Florida code is another key checkpoint. The current code page shows that the 8th Edition, 2023 Florida Building Code is in effect now, and the 2026 workplan lists the 9th Edition, 2026 effective date as December 31, 2026. Because code editions and local amendments can change, the safest approach is to verify the current code requirements with the local building department at permit time.

When a Variance May Matter

Sometimes a good plan is close to working, but not quite there under current rules. In those cases, a variance may become part of the discussion. Panama City’s variance process can cover setbacks, height, lot coverage, off-street parking, landscaping, and buffers, while Lynn Haven’s variance application is structured around front, rear, and side-yard setbacks.

That does not mean every difficult lot should move forward. It does mean that if a plan is nearly right, the next step is to understand whether local procedures offer a path forward. This is one more reason to review the lot carefully before treating a floorplan as final.

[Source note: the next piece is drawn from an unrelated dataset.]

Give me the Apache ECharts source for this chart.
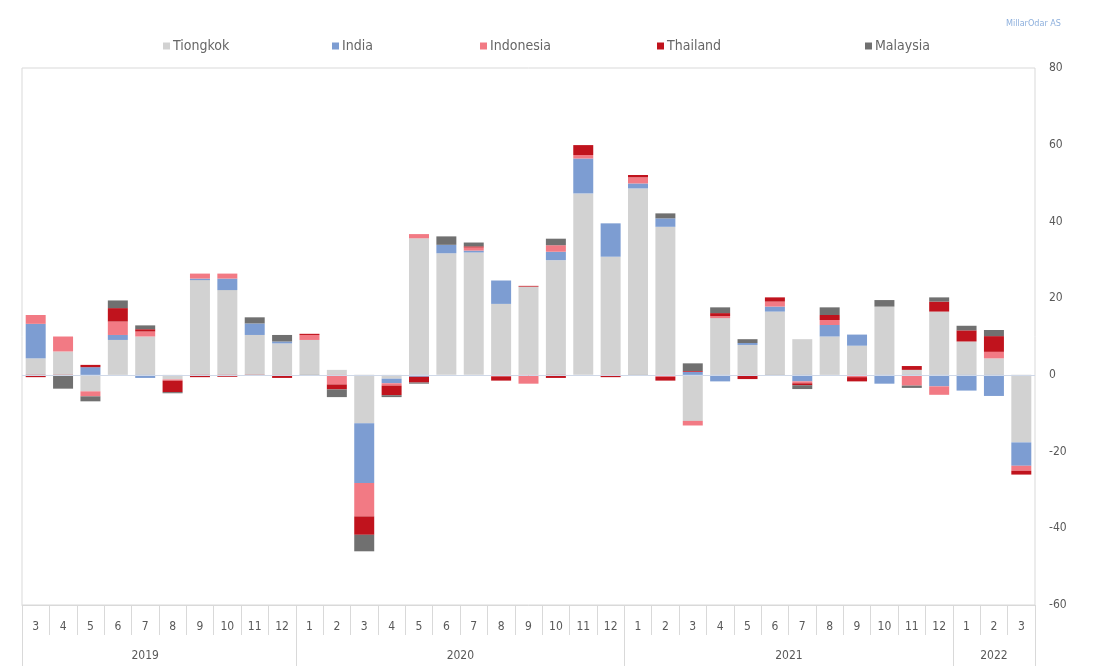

A Smarter Way to Compare Lots and Plans

If you are comparing Bay County lots, keep your focus on fit, not just lot size. A larger parcel is not always easier if setbacks, frontage, street exposure, or right-of-way issues reduce the usable footprint. A slightly smaller lot with cleaner geometry may support the plan more efficiently.

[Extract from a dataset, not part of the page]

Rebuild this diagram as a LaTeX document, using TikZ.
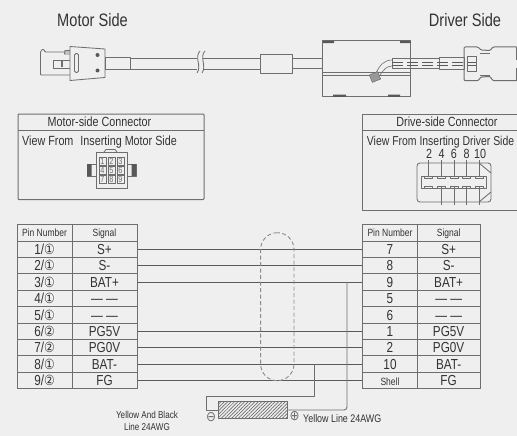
\documentclass[tikz,border=0pt]{standalone}
\usepackage{fontspec}
\setmainfont{Liberation Sans}
\newfontfamily\cf[FakeStretch=.81]{Liberation Sans}
\newfontfamily\sy[FakeStretch=.85]{DejaVu Sans}
\usetikzlibrary{patterns.meta}
\definecolor{bgc}{HTML}{EFEFEF}
\definecolor{lin}{HTML}{6E6E6E}
\definecolor{wir}{HTML}{5A5A5A}
\definecolor{txt}{HTML}{333333}
\tikzset{
  ln/.style={draw=lin,line width=.85pt,line join=round},
  thin ln/.style={draw=lin,line width=.6pt,line join=round},
  lbl/.style={inner sep=0pt,text=txt,font=\cf\fontsize{13.3}{15}\selectfont,text height=9.7pt,text depth=0pt},
  big/.style={inner sep=0pt,text=txt,font=\cf\fontsize{18}{20}\selectfont,text height=13pt,text depth=0pt},
  cell/.style={draw=lin,line width=1pt,inner sep=0pt,text=txt,font=\cf\fontsize{14.5}{16}\selectfont,text height=10.4pt,text depth=0pt},
  headc/.style={cell,font=\cf\fontsize{10.5}{12}\selectfont,text height=8pt},
  note/.style={inner sep=0pt,text=txt,font=\cf\fontsize{10}{12.3}\selectfont,align=center},
  wire/.style={draw=wir,line width=.8pt},
  pad/.style={fill=lin!80!black,draw=none},
  tinyn/.style={draw=lin,line width=.45pt,inner sep=0pt,minimum width=7.5pt,minimum height=8pt,text=lin,font=\cf\fontsize{9}{9}\selectfont},
}
\begin{document}
\begin{tikzpicture}[x=1pt,y=-1pt]
\fill[bgc] (0,0) rectangle (517,436);
\useasboundingbox (0,0) rectangle (517,436);

% titles
\node[big] (mside) at (92.5,20) {Motor Side};
\node[big] (dside) at (465,20) {Driver Side};

% motor-side plug
\draw[ln,rounded corners=.8pt] (70,52) -- (45,52) -- (44,49.5) -- (42,49.5) -- (40.5,52) -- (40.5,75) -- (70,75);
\draw[ln] (53,60) rectangle (70,68);
\draw[ln,line width=2.4pt] (62,60.5) -- (62,67.5);
\draw[ln] (70,50.5) -- (65,50.5) -- (64.5,54) -- (70,54);
\draw[ln,fill=bgc] (70,46.5) -- (105,49) -- (105,77.5) -- (70,80.5) -- cycle;
\draw[ln,rounded corners=1.5pt] (74.5,53.5) rectangle (78.5,72.5);
\fill[lin!80!black] (97.5,55) circle (2pt) (97.5,70.5) circle (2pt);
\draw[ln] (105,57.5) rectangle (130,69);
% cable with break
\draw[ln] (130,58) -- (197,58) (130,69) -- (197,69);
\draw[ln] (203,58) -- (260,58) (203,69) -- (260,69);
\draw[ln] (200,51) .. controls (194,57) and (202,66) .. (197,73);
\draw[ln] (205,51) .. controls (199,57) and (207,66) .. (202,73);
\draw[ln] (260,54) rectangle (292.5,73);
\draw[ln] (292.5,58) -- (323,58) (292.5,68) -- (323,68);

% control box
\draw[ln,line width=1pt] (322.7,41) rectangle (410.7,96.7);
\draw[ln] (322.7,72.7) -- (410.7,72.7) (322.7,75.7) -- (410.7,75.7);
\fill[pad] (323,41) rectangle (334,43.2) (400,41) rectangle (410.5,43.2);
\fill[pad] (333,94.7) rectangle (346,96.9) (388,94.7) rectangle (400,96.9);
\draw[ln] (392.3,58) rectangle (439,68.7);
\draw[ln] (439,57.5) rectangle (464,69);
\draw[thin ln] (392.3,60) .. controls (384,60) and (380,65) .. (376,73);
\draw[thin ln] (392.3,66) .. controls (387,66) and (384,69) .. (380,75);
\node[draw=lin,fill=lin!70!white,line width=.5pt,rotate=22,minimum width=9pt,minimum height=8pt,inner sep=0pt] (smallc) at (375,77) {};
\draw[wir,line width=.8pt,dash pattern=on 11pt off 4pt] (392.3,62) -- (476,62) (392.3,65) -- (476,65);

% driver plug
\draw[ln,line width=1pt,rounded corners=1pt] (516.5,47) -- (493,47) -- (490,50.5) -- (481,50) -- (478,47) -- (464,47) -- (464,80.7) -- (478,80.7) -- (481,77) -- (490,76.5) -- (493,80.7) -- (516.5,80.7);
\draw[thin ln] (480,53) -- (490,53) (480,75) -- (490,75);
\draw[ln] (467,56) rectangle (476,71);
\draw[ln,line width=1pt] (516.5,47) -- (516.5,60) (516.5,68) -- (516.5,80.7);

% motor-side connector box
\draw[ln,line width=1pt,rounded corners=.8pt] (18,114) rectangle (204,199.5);
\draw[ln,line width=1pt] (18,130) -- (204,130);
\node[lbl] (mtitle) at (99.5,122) {Motor-side Connector};
\node[lbl,anchor=west] (mview) at (22,140.5) {View From\hspace{.3em} Inserting Motor Side};
% motor connector icon
\draw[ln] (96,152) rectangle (127,188);
\draw[ln] (104,152) -- (106,149.5) -- (115,149.5) -- (117,152);
\draw[ln] (87,164) rectangle (96,176);
\draw[ln] (127,164) rectangle (136,176);
\fill[pad] (87,164) rectangle (91.5,176) (131.5,164) rectangle (136,176);
\foreach \n/\cx/\cy in {1/102.5/161,2/111.5/161,3/120.5/161,4/102.5/170,5/111.5/170,6/120.5/170,7/102.5/179,8/111.5/179,9/120.5/179}
  \node[tinyn] (mc\n) at (\cx,\cy) {\n};

% driver-side connector box
\draw[ln,line width=1pt] (517,114) -- (362,114) -- (362,210) -- (517,210) (362,130) -- (517,130);
\node[lbl] (dtitle) at (447,122) {Drive-side Connector};
\node[lbl,anchor=west,font=\cf\fontsize{12.9}{15}\selectfont] (dview) at (366.7,140.5) {View From Inserting Driver Side};
\foreach \n/\cx in {2/429,4/441.5,6/453.8,8/466.5,10/480}
  \node[lbl] (dn\n) at (\cx,154) {\n};
% driver connector icon
\draw[ln,rounded corners=3pt] (417,163) rectangle (491,202);
\draw[ln,line width=1pt] (421.7,176) rectangle (486,188.3);
\draw[ln] (479,163) -- (491,173) (491,192) -- (479,202);
\foreach \cx in {428,441,454,466.7,479}{
  \draw[ln] (\cx,160) -- (\cx,177);
  \draw[ln] (\cx-4,176.5) -- (\cx-4,178.5) -- (\cx+4,178.5) -- (\cx+4,176.5);
  \draw[ln] (\cx-4,188) -- (\cx-4,186) -- (\cx+4,186) -- (\cx+4,188);
}
\foreach \cx in {441,454,466.7,479}
  \draw[ln] (\cx,186) -- (\cx,205);

% tables
\node[headc,minimum width=55pt,minimum height=16.5pt] (lph) at (44.5,232.75) {Pin Number};
\node[headc,minimum width=65pt,minimum height=16.5pt] (lsh) at (104.5,232.75) {Signal};
\node[headc,minimum width=54.6pt,minimum height=16.5pt] (rph) at (390,232.75) {Pin Number};
\node[headc,minimum width=62.7pt,minimum height=16.5pt] (rsh) at (448.65,232.75) {Signal};
\foreach \i/\c/\s/\r in {1/①/S+/7,2/①/S-/8,3/①/BAT+/9,4/①/— —/5,5/①/— —/6,6/②/PG5V/1,7/②/PG0V/2,8/①/BAT-/10,9/②/FG/{\fontsize{10.5}{12}\selectfont Shell}}{
  \pgfmathsetmacro\yy{241+16.4*(\i-.5)}
  \node[cell,minimum width=55pt,minimum height=16.4pt] (lp\i) at (44.5,\yy) {\i/{\sy\fontsize{14}{15}\selectfont\c}};
  \node[cell,minimum width=65pt,minimum height=16.4pt] (ls\i) at (104.5,\yy) {\s};
  \node[cell,minimum width=54.6pt,minimum height=16.4pt] (rp\i) at (390,\yy) {\r};
  \node[cell,minimum width=62.7pt,minimum height=16.4pt] (rs\i) at (448.65,\yy) {\s};
}
% wires
\foreach \i in {1,2,3,6,7,8,9}
  \draw[wire] (ls\i.east) -- (rp\i.west);

% shield
\node[draw=lin!80,dashed,line width=.9pt,dash pattern=on 4pt off 2.5pt,rounded corners=16.6pt,minimum width=33.3pt,minimum height=148pt,inner sep=0pt] (shield) at (277.3,306.7) {};

% battery
\node[draw=lin,line width=1pt,inner sep=0pt,minimum width=69pt,minimum height=17.3pt,pattern={Lines[angle=45,distance=2.4pt,line width=.7pt]},pattern color=lin] (bat) at (252.8,410.3) {};
\coordinate (bx1) at (347,0);
\coordinate (bx2) at (314,0);
\coordinate (bxl) at (206,0);
\coordinate (bjoin) at (bat.east |- 0,410);
\draw[ln,rounded corners=3pt] (ls3.east -| bx1) -- (bx1 |- bjoin) -- (bjoin);
\coordinate (blj) at (bat.west |- 0,410);
\draw[ln] (ls8.east -| bx2) -- (bx2 |- 0,396) -- (bxl |- 0,396) -- (bxl |- blj) -- (blj);

\node[inner sep=0pt,text=lin,font=\sy\fontsize{14}{15}\selectfont] (minus) at (211,417.5) {⊖};
\node[inner sep=0pt,text=lin,font=\sy\fontsize{14}{15}\selectfont] (plus) at (294.7,416.5) {⊕};
\node[note,anchor=west,font=\cf\fontsize{11}{12.5}\selectfont] (ylab) at (303,418.5) {Yellow Line 24AWG};
\node[note] (yblab) at (147,421) {Yellow And Black\\Line 24AWG};
\end{tikzpicture}
\end{document}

When you compare options, ask practical questions like:

  • Can the lot fit the plan after setbacks are applied?
  • Is the garage allowed where it needs to go?
  • Can the porch work within the site layout?
  • Does the lot need a variance for the plan to fit?
  • Could an ADU or flex suite be approved if that matters to you?

These questions can save time, money, and design frustration later. They also make it easier to choose a plan that supports your lifestyle while staying grounded in local Bay County conditions.

Why Adaptable Plans Help

For on-your-lot construction, adaptable floorplans can make the process more predictable. A plan family that offers single-story and two-story options, mirrored layouts, and flexible porch or garage treatments can respond better to Bay County’s mix of narrow lots, corner lots, and parcels with unique street exposure. That kind of flexibility helps reduce the chances of choosing a plan in isolation and trying to force it onto the site.

This is where a process-driven builder can add real value. When the lot, the floorplan, and the local review path are considered together, you are more likely to end up with a home that fits the parcel, supports long-term living, and makes the most of your investment.

If you are weighing Bay County lots and want a clearer path to matching the right homesite with the right floorplan, Tracewater Homes can help you think through fit, flexibility, and the building journey with a practical, locally informed approach.

FAQs

How do Bay County lot setbacks affect new-home floorplans?

  • Setbacks reduce the portion of the lot where a home can be placed, which is why a plan’s footprint, porch depth, and garage location often matter as much as total square footage.

What type of floorplan works best on a narrow Bay County lot?

  • Narrow or deep lots often work better with compact footprints or two-story plans because vertical stacking can preserve yard space while fitting within a tighter width envelope.

Do corner lots in Bay County need different floorplan planning?

  • Yes. Corner and street-exposed lots often need extra attention for side-street setbacks, facade balance, and driveway or garage placement.

Can a Bay County lot include an ADU or detached flex space?

  • In some cases, yes, but approval depends on the local jurisdiction, zoning, site layout, and accessory-structure rules for that specific parcel.

Why should flood-zone checks come before choosing a home plan in Bay County?

  • Bay County is highly prone to flood hazards, and flood conditions can affect home placement, outdoor living areas, accessory buildings, and other design decisions.

When should you verify building code and permitting for a Bay County lot?

  • Before finalizing the plan and again at permit time, since code editions, local amendments, zoning requirements, and variance procedures can all affect whether a plan will move forward cleanly.